Type A Pick Order Topic

When a team signs multiple Type A picks, the team with the lower winning percentage gets the higher pick.  In real life, the player who is ranked higher according to Elias brings back the higher pick.  Would it make more sense to order picks based off Contract value?  A team that pays more for Player A than Player B must think the Player A is the more valuable player.
3/6/2011 7:22 PM
That would not make much sense.  You can have a situation where a couple of, uh, morons, drive the price up on a mediocre FA in a bidding war.

Cost does not equate to quality.
3/6/2011 7:27 PM
The same guy ends up with both though players though.  I'm not saying replace the current system of Type A/B, where a mediocre FA becomes a Type A/B because of his contract.  Just the order the one owner with multiple Type A's picks are distributed.
3/6/2011 7:41 PM
Worst team = higher pick is the best way.    You want owners to have hope.   Bad teams losing good players can lose hope much faster than good teams losing good players.
3/6/2011 7:43 PM
When multiple Type A's are signed, it usually happens after a guy has been sitting around forever and his value has dropped because people don't want to give up the picks.  A team will sign the guy because they have already given up the first rounder.  The team that is losing him doesn't lose a pick by signing him, so they don't want the player anyway and are gaming the system anyway for a guy who they did not want (which is why I'd also support offering arbitration to receive picks).  The better, more desirable player should justify more compensation, in my opinion.
3/6/2011 7:56 PM
Rich get richer if the 108 win team loses a Type A and gets the 23rd pick while the 65 win team loses a Type A and gets a 64th pick. 
3/6/2011 8:00 PM
Changing it to something else would benefit me.  I always get a 3rd/4th round pick.   But it wouldn't benefit the world.
3/6/2011 8:08 PM
And what if it is a 66 win team who loses a better player than a 65 win team?  The 66 win team loses 5 wins and is compensated less than the 65 win team who loses 3 wins.
3/6/2011 8:12 PM
Posted by jonas1102 on 3/6/2011 7:42:00 PM (view original):
The same guy ends up with both though players though.  I'm not saying replace the current system of Type A/B, where a mediocre FA becomes a Type A/B because of his contract.  Just the order the one owner with multiple Type A's picks are distributed.
I know exactly what you're saying.  I'm just saying that highest contract does not necessarily equal best player, which is what you seem to be implying.
3/6/2011 8:14 PM
Posted by tecwrg on 3/6/2011 8:14:00 PM (view original):
Posted by jonas1102 on 3/6/2011 7:42:00 PM (view original):
The same guy ends up with both though players though.  I'm not saying replace the current system of Type A/B, where a mediocre FA becomes a Type A/B because of his contract.  Just the order the one owner with multiple Type A's picks are distributed.
I know exactly what you're saying.  I'm just saying that highest contract does not necessarily equal best player, which is what you seem to be implying.
I think that it gives a better determination than overall rating, which would be the other way to reorder the compensation.
3/6/2011 8:27 PM
Different, but not better.  Neither contact value or OVR are good ways to do it.  I think the current way works best, considering that intent of the structure of the draft is to try to bring some parity to franchises in the long run.
3/6/2011 8:50 PM
The intent of compensation is to compensate those who lose value.  A team who wants to re-sign their 29 year old 90 overall player, but can't and gets priced out because teams are built on more than one player should be compensated more than a team who doesn't want their 35 year old who is barely clinging on to Type A status and doesn't get signed until the last day of the FA because his value is low and the first round pick is already gone.

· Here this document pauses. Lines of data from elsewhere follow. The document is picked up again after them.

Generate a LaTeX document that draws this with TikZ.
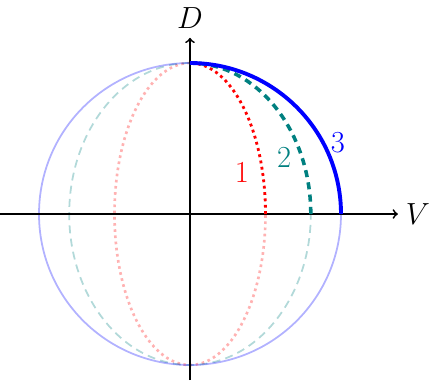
\documentclass[tikz,border=0pt]{standalone}
\usepackage{amsmath, amssymb}
\usepackage{xcolor}
\usepackage{tikz}

\begin{document}
\begin{tikzpicture}[
  faint/.style={opacity=0.3},
  lbl/.style={font=\LARGE}
]
\useasboundingbox (-3.775,-3.338) rectangle (4.947,4.252);

% Lower and left parts (faint)
\draw[red, faint, line width=1.5pt, dotted] (0,3) arc[start angle=90, end angle=360, x radius=1.5, y radius=3];
\draw[teal, faint, line width=1pt, dash pattern=on 4.5pt off 3pt] (0,3) arc[start angle=90, end angle=360, x radius=2.4, y radius=3];
\draw[blue, faint, line width=1pt] (0,3) arc[start angle=90, end angle=360, radius=3];

% Axes
\coordinate (vstart) at (-3.775,0);
\coordinate (vend) at (4.13,0);
\coordinate (dstart) at (0,-3.3);
\coordinate (dend) at (0,3.5);
\draw[line width=1pt, ->] (vstart) -- (vend);
\draw[line width=1pt, ->] (dstart) -- (dend);
\node[lbl] (vlabel) at (4.53,0) {$V$};
\node[lbl] (dlabel) at (0,3.89) {$D$};

% First quadrant
\draw[red, line width=1.6pt, dotted] (1.5,0) arc[start angle=0, end angle=90, x radius=1.5, y radius=3];
\draw[teal, line width=2pt, dash pattern=on 4pt off 3pt] (2.4,0) arc[start angle=0, end angle=90, x radius=2.4, y radius=3];
\draw[blue, line width=2.2pt] (3,0) arc[start angle=0, end angle=90, radius=3];

% Labels
\node[red, lbl] (one) at (1.03,0.83) {1};
\node[teal, lbl] (two) at (1.87,1.13) {2};
\node[blue, lbl] (three) at (2.94,1.41) {3};
\end{tikzpicture}
\end{document}
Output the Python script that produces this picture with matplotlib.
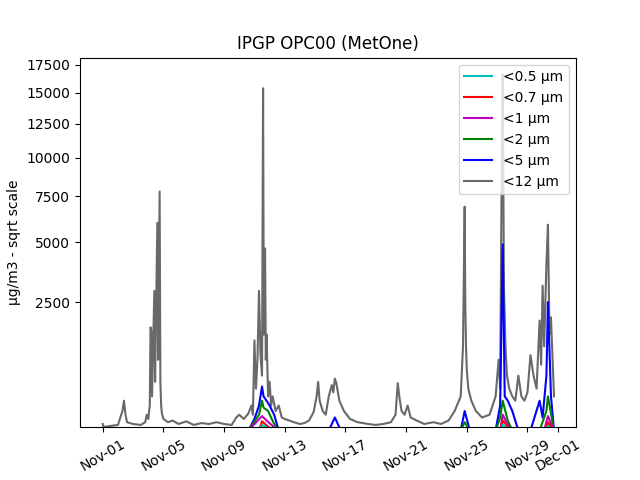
import numpy as np
import pandas as pd
import matplotlib
matplotlib.use("Agg")
import matplotlib.pyplot as plt
import matplotlib.dates as mdates

start = pd.Timestamp("2023-11-01")
# (day offset from Nov-01, value) for <12 um
pts12 = [(0.0,60),(0.05,45),(0.5,50),(1.0,55),(1.3,150),(1.4,250),(1.5,120),(1.6,70),(2.0,60),(2.5,55),
 (2.8,70),(2.9,120),(3.0,90),(3.1,200),(3.15,1700),(3.2,1600),(3.25,300),(3.4,2900),(3.45,500),(3.6,6000),
 (3.65,900),(3.75,7800),(3.8,500),(3.85,200),(3.9,130),(4.0,90),(4.3,70),(4.6,80),(5.0,60),(5.5,75),
 (6.0,55),(6.5,65),(7.0,60),(7.5,70),(8.0,60),(8.5,55),(8.8,100),(9.0,120),(9.3,90),(9.6,130),
 (9.8,200),(9.9,120),(10.0,1350),(10.1,400),(10.2,900),(10.3,2900),(10.4,1000),(10.5,600),(10.57,15400),(10.62,1500),
 (10.7,4700),(10.75,900),(10.8,1500),(10.9,300),(11.0,500),(11.1,200),(11.2,300),(11.4,150),(11.6,200),(11.8,100),
 (12.0,90),(12.3,80),(12.6,70),(13.0,60),(13.3,65),(13.6,80),(13.9,140),(14.1,300),(14.2,500),(14.3,250),
 (14.5,150),(14.7,120),(14.9,300),(15.1,450),(15.2,350),(15.3,550),(15.4,480),(15.6,250),(15.9,150),(16.3,90),
 (16.8,70),(17.5,60),(18.0,55),(18.5,60),(19.0,70),(19.3,120),(19.45,480),(19.55,300),(19.7,150),(19.9,120),
 (20.1,200),(20.3,100),(20.7,80),(21.2,60),(21.8,70),(22.3,60),(22.8,80),(23.2,150),(23.6,300),(23.75,1200),
 (23.86,6900),(23.9,2500),(23.95,1200),(24.0,700),(24.1,400),(24.3,250),(24.6,150),(25.0,100),(25.5,120),(25.9,300),
 (26.1,900),(26.2,400),(26.3,9200),(26.37,16600),(26.45,3000),(26.55,1200),(26.65,600),(26.8,400),(27.0,300),(27.2,250),
 (27.4,600),(27.6,300),(27.8,250),(28.0,350),(28.2,1000),(28.4,600),(28.6,400),(28.8,1900),(28.9,800),(29.0,3100),
 (29.1,1200),(29.25,4000),(29.35,5900),(29.45,1500),(29.55,2000),(29.75,300)]
pts5 = [(9.6,30),(10.0,90),(10.3,200),(10.5,430),(10.6,300),(10.8,250),(11.0,200),(11.3,120),(11.6,30),(14.9,30),
 (15.3,100),(15.7,30),(23.6,30),(23.86,150),(24.2,30),(25.9,30),(26.2,200),(26.37,4900),(26.5,300),(26.7,250),
 (27.0,150),(27.4,30),(28.2,30),(28.8,250),(29.0,100),(29.25,600),(29.35,2500),(29.55,300),(29.75,30)]
pts2 = [(9.6,30),(10.3,120),(10.5,250),(10.6,180),(10.9,150),(11.3,60),(11.6,30),(23.6,30),(23.86,70),(24.2,30),(25.9,30),
 (26.2,100),(26.37,250),(26.7,80),(27.0,30),(28.8,30),(29.25,150),(29.35,300),(29.75,30)]
pts1 = [(9.6,30),(10.5,110),(10.8,80),(11.2,50),(11.6,30),(26.2,30),(26.37,120),(26.9,30),(29.1,30),(29.35,110),(29.75,30)]
pts07 = [(10.3,30),(10.5,75),(11.2,30),(26.2,30),(26.37,80),(26.9,30),(29.2,30),(29.35,70),(29.75,30)]
pts05 = [(10.3,30),(10.5,55),(11.2,30),(26.2,30),(26.37,55),(26.9,30),(29.2,30),(29.35,50),(29.75,30)]

series = [("<0.5 µm","c",pts05),("<0.7 µm","r",pts07),("<1 µm","m",pts1),
          ("<2 µm","g",pts2),("<5 µm","b",pts5),("<12 µm","dimgray",pts12)]

fig, ax = plt.subplots(figsize=(6.4,4.8), dpi=100)
for lab, c, pts in series[::-1]:
    d = np.array([p[0] for p in pts]); v = np.array([p[1] for p in pts])
    t = start + pd.to_timedelta(d, unit="D")
    ax.plot(t, v, color=c, label=lab)
h, l = ax.get_legend_handles_labels()
ax.legend(h[::-1], l[::-1], loc="upper right")
ax.set_yscale("function", functions=(lambda x: np.sqrt(np.clip(x,0,None)), lambda x: x**2))
ax.set_ylim(44, 18150)
ax.set_yticks([2500,5000,7500,10000,12500,15000,17500])
ax.set_xlim(start - pd.Timedelta(days=1.5), start + pd.Timedelta(days=31.2))
ticks = [start + pd.Timedelta(days=k) for k in range(0,29,4)] + [pd.Timestamp("2023-12-01")]
ax.set_xticks(ticks)
ax.xaxis.set_major_formatter(mdates.DateFormatter("%b-%d"))
plt.setp(ax.get_xticklabels(), rotation=30)
ax.set_ylabel("µg/m3 - sqrt scale")
ax.set_title("IPGP OPC00 (MetOne)")
fig.savefig("out.png")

The team who's lower in the standings would still get the higher supplemental round pick, they just shouldn't get an added benefit of a first round pick for a guy who they could have re-signed well below his original asking price.
3/6/2011 9:03 PM
Bad teams need to get better. 
3/6/2011 9:12 PM
The teams losing players could both be bad teams. One tanked at the end to get the better draft pick and the other played until the end because they didn't want to give an unfair advantage to the teams trying to make the playoffs.

Or they could be the two World Series teams.  One had their division wrapped up with 20 games to go, so they pulled off the throttle, and the other had to fight their way in because their division was tough.

Either of those situations could result in 5 win swings.  Should the teams who phoned in the last part of the season be rewarded three times (better draft pick, better supplemental round pick, and better compensation pick)?  Should they be rewarded when the player they are losing is a worse player?  Should they be rewarded because they don't want their player anymore?
3/6/2011 9:57 PM
If the compensation system was fixed to work as it does in real life, e.g. a team has to first offer arbitration to the departing player, this would be less of an issue.

Most of the departing Type A/B players are departing because the previous teams are deciding to let them go in order to get the picks, not necessarily because they can't afford them or are being outbid.  We, has a whole, tend to value the promise of potential draft compensation more than the value of the players we are letting walk.